> _PROBLEM TO SOLVE_
Send each entry back exactly as given, pictures excluded.

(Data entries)
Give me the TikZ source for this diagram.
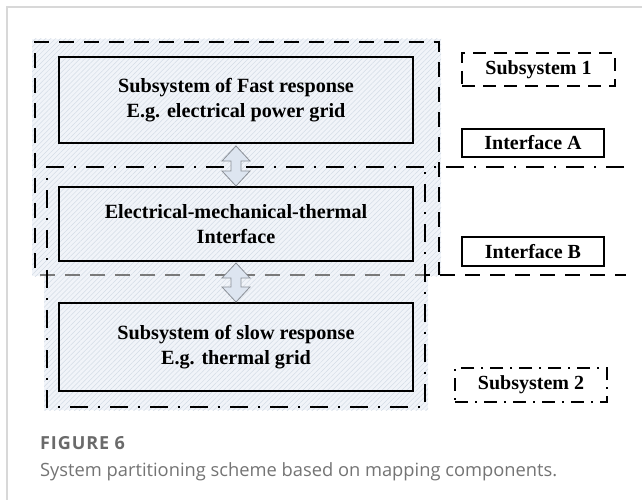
\documentclass[tikz,border=0pt]{standalone}
\usepackage{fontspec}
\setmainfont{Liberation Serif}
\newfontfamily\capfont{Open Sans}
\newfontfamily\capfontsp[LetterSpace=5]{Open Sans}
\usetikzlibrary{patterns.meta,calc}
\definecolor{hatchbg}{HTML}{F1F4F9}
\definecolor{hatchln}{HTML}{D4DCE6}
\definecolor{arrfill}{HTML}{DDE5F0}
\definecolor{arrline}{HTML}{8A8F96}
\definecolor{cardline}{HTML}{D8D8D8}
\definecolor{capdark}{HTML}{6A6A6A}
\definecolor{caplight}{HTML}{747474}
\definecolor{fadedash}{HTML}{7A7A7A}
\newcommand\dblarrow[2]{%
  \path[blockarrow] let \p1=(#1), \p2=(#2) in
    (\x1,\y1) -- ++(14,15) -- ++(-9,0) -- (\x1+5pt,\y2+15pt) -- ++(9,0) -- (\x1,\y2)
    -- ++(-14,-15) -- ++(9,0) -- (\x1-5pt,\y1-15pt) -- ++(-9,0) -- cycle;}
\begin{document}
\begin{tikzpicture}[x=1pt,y=-1pt,
  hatch/.style={fill=hatchbg, postaction={pattern={Lines[angle=45,distance=3.5pt,line width=0.5pt]}, pattern color=hatchln}},
  mainbox/.style={draw=black, line width=2pt, minimum width=354pt, align=center, font=\bfseries\fontsize{20.2}{25}\selectfont, inner sep=0pt},
  lblbox/.style={draw=black, line width=1.6pt, align=center, font=\bfseries\fontsize{20}{24}\selectfont, inner sep=0pt},
  dashline/.style={line width=2.2pt, dash pattern=on 15pt off 10pt},
  dotdashline/.style={line width=2.2pt, dash pattern=on 18pt off 10pt on 2pt off 10pt},
  lbldash/.style={line width=2.2pt, dash pattern=on 13pt off 8pt},
  lbldotdash/.style={line width=2.2pt, dash pattern=on 13pt off 7pt on 2pt off 7pt},
  blockarrow/.style={fill=arrfill, draw=arrline, line width=0.8pt, line join=miter},
  captext/.style={anchor=base west, inner sep=0pt}]
\useasboundingbox (0,0) rectangle (642,500);
\fill[white] (0,0) rectangle (642,500);
\draw[cardline, line width=1.5pt] (7,500) -- (7,7) -- (642,7);
% hatched regions
\path[hatch] (32,39) rectangle (441,276);
\path[hatch] (44,165) rectangle (428,410);
% Subsystem 1 boundary and Interface B line
\draw[dashline] (35,268) -- (35,42) -- (439,42) -- (439,275);
\draw[dashline, fadedash] (40,275) -- (425,275);
\draw[dashline, dash phase=10pt] (425,275) -- (626,275);
% Subsystem 2 boundary and Interface A line
\draw[dotdashline] (624,167) -- (47,167) -- (47,407) -- (425,407) -- (425,167);
% main boxes
\node[mainbox, minimum height=86pt] (fast) at (236,100) {Subsystem of Fast response\\E.g. electrical power grid};
\node[mainbox, minimum height=74pt] (emt) at (236,224) {Electrical-mechanical-thermal\\Interface};
\node[mainbox, minimum height=88pt] (slow) at (236,347) {Subsystem of slow response\\E.g. thermal grid};
% legend boxes
\node[lblbox, lbldash, minimum width=153pt, minimum height=33pt] (sub1) at (538.5,69.5) {Subsystem 1};
\node[lblbox, minimum width=142pt, minimum height=28pt] (ifa) at (533,143) {Interface A};
\node[lblbox, minimum width=142pt, minimum height=29pt] (ifb) at (533,251.5) {Interface B};
\node[lblbox, lbldotdash, minimum width=152pt, minimum height=34pt] (sub2) at (531,385) {Subsystem 2};
% arrows
\dblarrow{$(fast.south)+(0,2)$}{emt.north}
\dblarrow{$(emt.south)+(0,1)$}{slow.north}
% caption
\node[captext, text=capdark, font=\capfontsp\bfseries\fontsize{18}{20}\selectfont] (figlbl) at (40,449) {FIGURE 6};
\node[captext, text=caplight, font=\capfont\fontsize{18.3}{20}\selectfont] (figcap) at (40,476) {System partitioning scheme based on mapping components.};
\end{tikzpicture}
\end{document}
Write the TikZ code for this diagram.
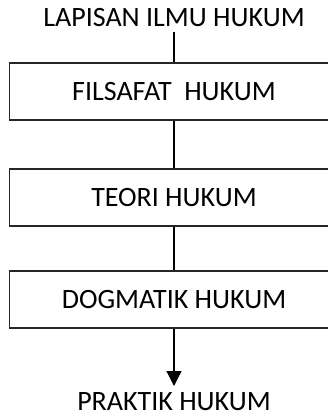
\documentclass[tikz,border=0pt]{standalone}
\usepackage{fontspec}
\setmainfont{Carlito}
\usepackage{tikz}
\usetikzlibrary{arrows.meta}
\tikzset{
  lapis/.style  ={draw=black!85, line width=1.3pt, minimum width=329pt, minimum height=57pt, inner sep=0pt, font=\fontsize{28}{32}\selectfont},
  judul/.style  ={inner sep=0pt, font=\fontsize{28}{32}\selectfont},
  garis/.style  ={black, line width=1.2pt},
  panah/.style  ={garis, -{Triangle[width=15pt,length=15pt]}},
}
\begin{document}
\begin{tikzpicture}[x=1pt,y=-1pt]
  \useasboundingbox (0,0) rectangle (328,417);
  \clip (0,0) rectangle (328,417);
  \node[judul] (ilmu) at (174,18) {LAPISAN ILMU HUKUM};
  \node[lapis] (filsafat) at (174,91.5) {FILSAFAT\ \ HUKUM};
  \node[lapis] (teori) at (174,197.5) {TEORI HUKUM};
  \node[lapis] (dogmatik) at (174,299.5) {DOGMATIK HUKUM};
  \node[judul] (praktik) at (174,402) {PRAKTIK HUKUM};
  \coordinate (ujung) at (174,386);
  \draw[garis] (ilmu.south) ++(0,5) -- (filsafat.north);
  \draw[garis] (filsafat) -- (teori);
  \draw[garis] (teori) -- (dogmatik);
  \draw[panah] (dogmatik.south) -- (ujung);
\end{tikzpicture}
\end{document}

> _EXERCISE RESULT_
Give me the TikZ source for this diagram.
\documentclass[tikz,border=0pt]{standalone}
\usepackage{fontspec}
\setmainfont{Liberation Serif}
\newfontfamily\capfont{Open Sans}
\newfontfamily\capfontsp[LetterSpace=5]{Open Sans}
\usetikzlibrary{patterns.meta,calc}
\definecolor{hatchbg}{HTML}{F1F4F9}
\definecolor{hatchln}{HTML}{D4DCE6}
\definecolor{arrfill}{HTML}{DDE5F0}
\definecolor{arrline}{HTML}{8A8F96}
\definecolor{cardline}{HTML}{D8D8D8}
\definecolor{capdark}{HTML}{6A6A6A}
\definecolor{caplight}{HTML}{747474}
\definecolor{fadedash}{HTML}{7A7A7A}
\newcommand\dblarrow[2]{%
  \path[blockarrow] let \p1=(#1), \p2=(#2) in
    (\x1,\y1) -- ++(14,15) -- ++(-9,0) -- (\x1+5pt,\y2+15pt) -- ++(9,0) -- (\x1,\y2)
    -- ++(-14,-15) -- ++(9,0) -- (\x1-5pt,\y1-15pt) -- ++(-9,0) -- cycle;}
\begin{document}
\begin{tikzpicture}[x=1pt,y=-1pt,
  hatch/.style={fill=hatchbg, postaction={pattern={Lines[angle=45,distance=3.5pt,line width=0.5pt]}, pattern color=hatchln}},
  mainbox/.style={draw=black, line width=2pt, minimum width=354pt, align=center, font=\bfseries\fontsize{20.2}{25}\selectfont, inner sep=0pt},
  lblbox/.style={draw=black, line width=1.6pt, align=center, font=\bfseries\fontsize{20}{24}\selectfont, inner sep=0pt},
  dashline/.style={line width=2.2pt, dash pattern=on 15pt off 10pt},
  dotdashline/.style={line width=2.2pt, dash pattern=on 18pt off 10pt on 2pt off 10pt},
  lbldash/.style={line width=2.2pt, dash pattern=on 13pt off 8pt},
  lbldotdash/.style={line width=2.2pt, dash pattern=on 13pt off 7pt on 2pt off 7pt},
  blockarrow/.style={fill=arrfill, draw=arrline, line width=0.8pt, line join=miter},
  captext/.style={anchor=base west, inner sep=0pt}]
\useasboundingbox (0,0) rectangle (642,500);
\fill[white] (0,0) rectangle (642,500);
\draw[cardline, line width=1.5pt] (7,500) -- (7,7) -- (642,7);
% hatched regions
\path[hatch] (32,39) rectangle (441,276);
\path[hatch] (44,165) rectangle (428,410);
% Subsystem 1 boundary and Interface B line
\draw[dashline] (35,268) -- (35,42) -- (439,42) -- (439,275);
\draw[dashline, fadedash] (40,275) -- (425,275);
\draw[dashline, dash phase=10pt] (425,275) -- (626,275);
% Subsystem 2 boundary and Interface A line
\draw[dotdashline] (624,167) -- (47,167) -- (47,407) -- (425,407) -- (425,167);
% main boxes
\node[mainbox, minimum height=86pt] (fast) at (236,100) {Subsystem of Fast response\\E.g. electrical power grid};
\node[mainbox, minimum height=74pt] (emt) at (236,224) {Electrical-mechanical-thermal\\Interface};
\node[mainbox, minimum height=88pt] (slow) at (236,347) {Subsystem of slow response\\E.g. thermal grid};
% legend boxes
\node[lblbox, lbldash, minimum width=153pt, minimum height=33pt] (sub1) at (538.5,69.5) {Subsystem 1};
\node[lblbox, minimum width=142pt, minimum height=28pt] (ifa) at (533,143) {Interface A};
\node[lblbox, minimum width=142pt, minimum height=29pt] (ifb) at (533,251.5) {Interface B};
\node[lblbox, lbldotdash, minimum width=152pt, minimum height=34pt] (sub2) at (531,385) {Subsystem 2};
% arrows
\dblarrow{$(fast.south)+(0,2)$}{emt.north}
\dblarrow{$(emt.south)+(0,1)$}{slow.north}
% caption
\node[captext, text=capdark, font=\capfontsp\bfseries\fontsize{18}{20}\selectfont] (figlbl) at (40,449) {FIGURE 6};
\node[captext, text=caplight, font=\capfont\fontsize{18.3}{20}\selectfont] (figcap) at (40,476) {System partitioning scheme based on mapping components.};
\end{tikzpicture}
\end{document}
Write the TikZ code for this diagram.
\documentclass[tikz,border=0pt]{standalone}
\usepackage{fontspec}
\setmainfont{Carlito}
\usepackage{tikz}
\usetikzlibrary{arrows.meta}
\tikzset{
  lapis/.style  ={draw=black!85, line width=1.3pt, minimum width=329pt, minimum height=57pt, inner sep=0pt, font=\fontsize{28}{32}\selectfont},
  judul/.style  ={inner sep=0pt, font=\fontsize{28}{32}\selectfont},
  garis/.style  ={black, line width=1.2pt},
  panah/.style  ={garis, -{Triangle[width=15pt,length=15pt]}},
}
\begin{document}
\begin{tikzpicture}[x=1pt,y=-1pt]
  \useasboundingbox (0,0) rectangle (328,417);
  \clip (0,0) rectangle (328,417);
  \node[judul] (ilmu) at (174,18) {LAPISAN ILMU HUKUM};
  \node[lapis] (filsafat) at (174,91.5) {FILSAFAT\ \ HUKUM};
  \node[lapis] (teori) at (174,197.5) {TEORI HUKUM};
  \node[lapis] (dogmatik) at (174,299.5) {DOGMATIK HUKUM};
  \node[judul] (praktik) at (174,402) {PRAKTIK HUKUM};
  \coordinate (ujung) at (174,386);
  \draw[garis] (ilmu.south) ++(0,5) -- (filsafat.north);
  \draw[garis] (filsafat) -- (teori);
  \draw[garis] (teori) -- (dogmatik);
  \draw[panah] (dogmatik.south) -- (ujung);
\end{tikzpicture}
\end{document}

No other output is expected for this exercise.